• Written request:
What is the number of lines containing the word "chart"? Please answer with that number and nothing more.

• Entries taken from a collection:
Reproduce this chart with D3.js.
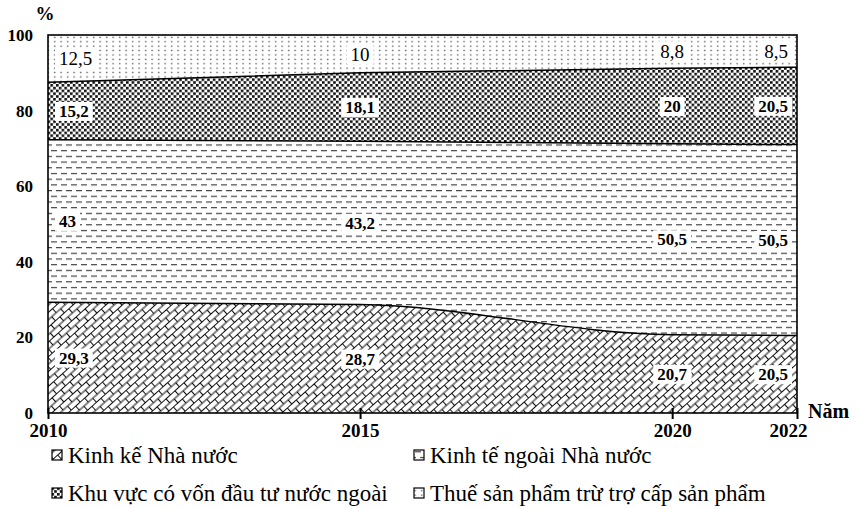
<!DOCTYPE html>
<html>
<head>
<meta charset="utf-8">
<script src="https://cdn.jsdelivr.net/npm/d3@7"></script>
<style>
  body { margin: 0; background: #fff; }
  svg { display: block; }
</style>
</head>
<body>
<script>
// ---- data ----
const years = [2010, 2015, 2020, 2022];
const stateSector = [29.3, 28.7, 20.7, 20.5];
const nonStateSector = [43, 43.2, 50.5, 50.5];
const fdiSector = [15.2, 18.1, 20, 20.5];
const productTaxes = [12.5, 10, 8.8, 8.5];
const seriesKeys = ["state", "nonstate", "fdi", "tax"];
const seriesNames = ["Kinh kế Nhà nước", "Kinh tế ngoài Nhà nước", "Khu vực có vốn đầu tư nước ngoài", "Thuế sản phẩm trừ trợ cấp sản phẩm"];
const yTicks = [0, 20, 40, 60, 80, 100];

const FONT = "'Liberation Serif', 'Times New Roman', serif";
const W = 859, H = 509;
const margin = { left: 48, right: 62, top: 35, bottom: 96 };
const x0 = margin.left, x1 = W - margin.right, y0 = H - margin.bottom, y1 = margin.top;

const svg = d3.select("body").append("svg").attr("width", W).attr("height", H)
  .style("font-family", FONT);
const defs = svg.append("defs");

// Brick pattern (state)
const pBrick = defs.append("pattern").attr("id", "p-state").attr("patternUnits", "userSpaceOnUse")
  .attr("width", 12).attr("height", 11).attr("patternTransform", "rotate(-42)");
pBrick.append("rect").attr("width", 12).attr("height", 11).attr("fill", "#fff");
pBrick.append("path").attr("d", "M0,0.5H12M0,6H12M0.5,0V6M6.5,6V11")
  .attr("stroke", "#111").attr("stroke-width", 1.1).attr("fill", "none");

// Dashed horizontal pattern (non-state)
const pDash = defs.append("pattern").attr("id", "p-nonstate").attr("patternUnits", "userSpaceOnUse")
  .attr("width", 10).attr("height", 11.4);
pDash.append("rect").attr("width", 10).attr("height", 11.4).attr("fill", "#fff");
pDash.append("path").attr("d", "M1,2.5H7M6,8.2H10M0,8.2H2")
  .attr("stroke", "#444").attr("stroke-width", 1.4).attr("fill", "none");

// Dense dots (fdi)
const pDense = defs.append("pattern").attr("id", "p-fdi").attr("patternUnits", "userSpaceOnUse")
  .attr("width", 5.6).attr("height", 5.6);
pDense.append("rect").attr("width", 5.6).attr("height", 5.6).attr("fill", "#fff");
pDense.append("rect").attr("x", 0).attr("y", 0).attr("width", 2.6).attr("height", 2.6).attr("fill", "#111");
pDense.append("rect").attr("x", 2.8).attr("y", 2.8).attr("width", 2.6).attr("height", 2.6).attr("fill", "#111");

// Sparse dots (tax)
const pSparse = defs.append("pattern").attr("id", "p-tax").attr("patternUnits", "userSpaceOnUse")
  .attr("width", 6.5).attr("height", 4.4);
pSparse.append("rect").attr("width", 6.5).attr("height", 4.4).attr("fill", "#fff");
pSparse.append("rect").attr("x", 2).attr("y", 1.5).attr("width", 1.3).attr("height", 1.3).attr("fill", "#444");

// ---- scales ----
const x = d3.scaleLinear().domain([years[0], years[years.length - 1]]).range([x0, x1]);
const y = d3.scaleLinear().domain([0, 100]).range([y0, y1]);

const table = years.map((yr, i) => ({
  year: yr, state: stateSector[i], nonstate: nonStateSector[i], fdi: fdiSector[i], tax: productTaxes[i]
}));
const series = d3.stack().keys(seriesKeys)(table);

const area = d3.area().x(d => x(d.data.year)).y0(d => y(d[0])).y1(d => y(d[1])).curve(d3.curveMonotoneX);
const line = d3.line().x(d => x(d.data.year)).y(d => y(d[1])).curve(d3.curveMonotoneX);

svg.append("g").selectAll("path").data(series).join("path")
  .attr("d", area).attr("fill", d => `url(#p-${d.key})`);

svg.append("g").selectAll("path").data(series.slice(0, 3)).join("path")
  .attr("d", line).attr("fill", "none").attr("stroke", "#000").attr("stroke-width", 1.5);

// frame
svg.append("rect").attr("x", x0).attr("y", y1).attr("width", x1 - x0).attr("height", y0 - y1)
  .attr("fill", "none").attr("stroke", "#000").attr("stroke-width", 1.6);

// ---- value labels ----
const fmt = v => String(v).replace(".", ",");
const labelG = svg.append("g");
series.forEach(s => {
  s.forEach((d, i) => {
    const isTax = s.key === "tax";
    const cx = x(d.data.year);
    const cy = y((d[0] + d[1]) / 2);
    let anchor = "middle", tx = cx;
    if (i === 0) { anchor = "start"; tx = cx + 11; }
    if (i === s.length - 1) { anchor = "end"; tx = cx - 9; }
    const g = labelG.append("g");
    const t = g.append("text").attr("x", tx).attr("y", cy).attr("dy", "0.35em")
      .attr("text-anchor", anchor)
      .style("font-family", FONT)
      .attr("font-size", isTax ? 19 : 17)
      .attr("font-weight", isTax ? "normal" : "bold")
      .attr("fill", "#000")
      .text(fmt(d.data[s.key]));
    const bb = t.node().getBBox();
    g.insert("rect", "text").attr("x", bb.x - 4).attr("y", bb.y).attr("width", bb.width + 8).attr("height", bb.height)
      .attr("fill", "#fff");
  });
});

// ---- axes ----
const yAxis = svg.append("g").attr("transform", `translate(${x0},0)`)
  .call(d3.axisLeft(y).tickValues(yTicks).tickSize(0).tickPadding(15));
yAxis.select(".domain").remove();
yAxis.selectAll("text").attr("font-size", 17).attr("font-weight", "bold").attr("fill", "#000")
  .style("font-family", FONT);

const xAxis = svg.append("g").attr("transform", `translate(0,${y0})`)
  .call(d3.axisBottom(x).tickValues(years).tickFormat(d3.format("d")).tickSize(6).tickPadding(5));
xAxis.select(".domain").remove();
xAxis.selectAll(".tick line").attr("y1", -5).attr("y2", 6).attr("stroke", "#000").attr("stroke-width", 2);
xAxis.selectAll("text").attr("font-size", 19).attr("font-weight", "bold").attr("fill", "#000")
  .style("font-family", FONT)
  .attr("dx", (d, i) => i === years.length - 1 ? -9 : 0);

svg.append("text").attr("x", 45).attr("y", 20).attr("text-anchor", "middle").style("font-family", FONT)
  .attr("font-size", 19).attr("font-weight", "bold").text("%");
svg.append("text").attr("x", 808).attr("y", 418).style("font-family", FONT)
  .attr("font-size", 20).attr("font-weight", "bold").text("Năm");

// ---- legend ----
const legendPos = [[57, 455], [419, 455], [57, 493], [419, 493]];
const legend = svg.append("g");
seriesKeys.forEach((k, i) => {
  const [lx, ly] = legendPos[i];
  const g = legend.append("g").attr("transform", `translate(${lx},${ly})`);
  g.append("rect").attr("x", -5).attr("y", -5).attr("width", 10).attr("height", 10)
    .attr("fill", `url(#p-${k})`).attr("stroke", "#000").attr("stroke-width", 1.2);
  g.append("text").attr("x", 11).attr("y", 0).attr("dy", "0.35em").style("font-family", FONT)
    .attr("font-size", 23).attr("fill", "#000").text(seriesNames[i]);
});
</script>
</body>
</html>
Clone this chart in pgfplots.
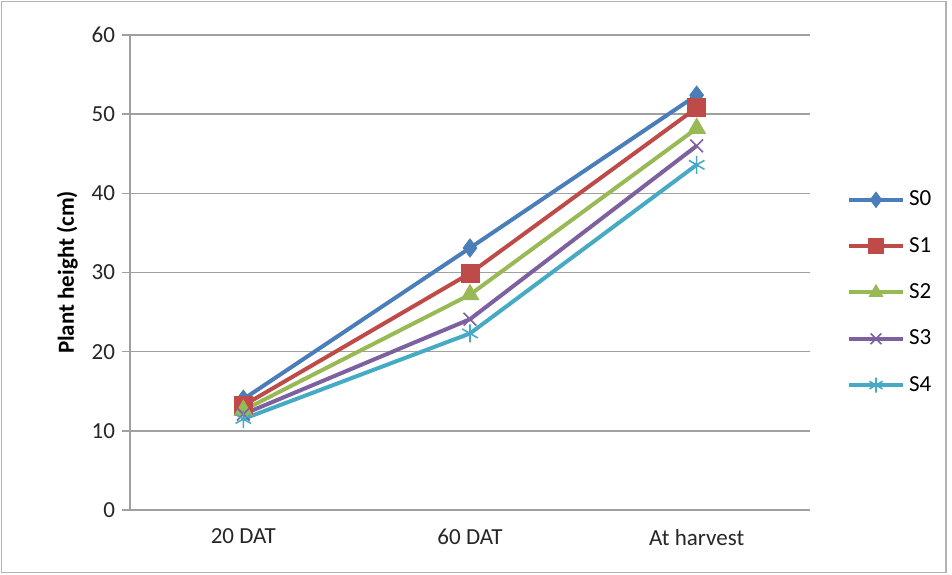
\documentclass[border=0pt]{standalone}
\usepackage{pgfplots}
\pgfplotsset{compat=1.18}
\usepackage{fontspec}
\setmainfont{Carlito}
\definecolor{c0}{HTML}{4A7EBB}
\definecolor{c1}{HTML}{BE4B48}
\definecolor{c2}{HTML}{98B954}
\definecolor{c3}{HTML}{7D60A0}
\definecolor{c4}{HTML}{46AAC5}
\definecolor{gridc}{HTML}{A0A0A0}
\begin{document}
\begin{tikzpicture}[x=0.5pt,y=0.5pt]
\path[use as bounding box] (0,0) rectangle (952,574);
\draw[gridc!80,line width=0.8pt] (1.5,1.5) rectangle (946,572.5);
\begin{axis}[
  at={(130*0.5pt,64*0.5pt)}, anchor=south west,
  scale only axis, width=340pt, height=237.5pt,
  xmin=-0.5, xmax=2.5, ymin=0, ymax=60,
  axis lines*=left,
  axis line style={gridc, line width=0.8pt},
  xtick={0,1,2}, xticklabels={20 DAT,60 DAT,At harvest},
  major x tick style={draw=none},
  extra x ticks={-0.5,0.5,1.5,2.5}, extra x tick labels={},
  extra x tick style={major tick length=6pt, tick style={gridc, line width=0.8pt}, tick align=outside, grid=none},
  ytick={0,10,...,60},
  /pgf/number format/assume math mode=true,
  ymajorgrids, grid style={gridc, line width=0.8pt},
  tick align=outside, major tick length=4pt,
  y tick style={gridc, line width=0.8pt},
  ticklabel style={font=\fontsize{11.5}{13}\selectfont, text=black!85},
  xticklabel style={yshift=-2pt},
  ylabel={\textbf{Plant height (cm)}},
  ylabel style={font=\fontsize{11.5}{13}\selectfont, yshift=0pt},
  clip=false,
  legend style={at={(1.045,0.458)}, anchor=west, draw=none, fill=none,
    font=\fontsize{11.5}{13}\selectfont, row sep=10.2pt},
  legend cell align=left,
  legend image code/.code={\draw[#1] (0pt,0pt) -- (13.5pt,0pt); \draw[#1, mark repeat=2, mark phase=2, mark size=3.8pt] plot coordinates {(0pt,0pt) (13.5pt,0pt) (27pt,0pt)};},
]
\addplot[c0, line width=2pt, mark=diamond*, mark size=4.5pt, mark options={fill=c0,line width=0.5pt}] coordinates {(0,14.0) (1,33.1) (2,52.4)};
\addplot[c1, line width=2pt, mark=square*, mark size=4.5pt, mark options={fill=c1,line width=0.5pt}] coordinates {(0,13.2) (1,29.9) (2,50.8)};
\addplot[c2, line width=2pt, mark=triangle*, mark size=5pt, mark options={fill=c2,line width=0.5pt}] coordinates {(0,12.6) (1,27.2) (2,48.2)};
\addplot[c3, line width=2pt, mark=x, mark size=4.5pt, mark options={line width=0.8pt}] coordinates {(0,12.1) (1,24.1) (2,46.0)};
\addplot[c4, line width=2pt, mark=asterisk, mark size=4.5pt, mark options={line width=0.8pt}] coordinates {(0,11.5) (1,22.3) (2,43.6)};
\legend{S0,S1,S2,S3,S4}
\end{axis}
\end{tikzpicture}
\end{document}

• Exercise result:
2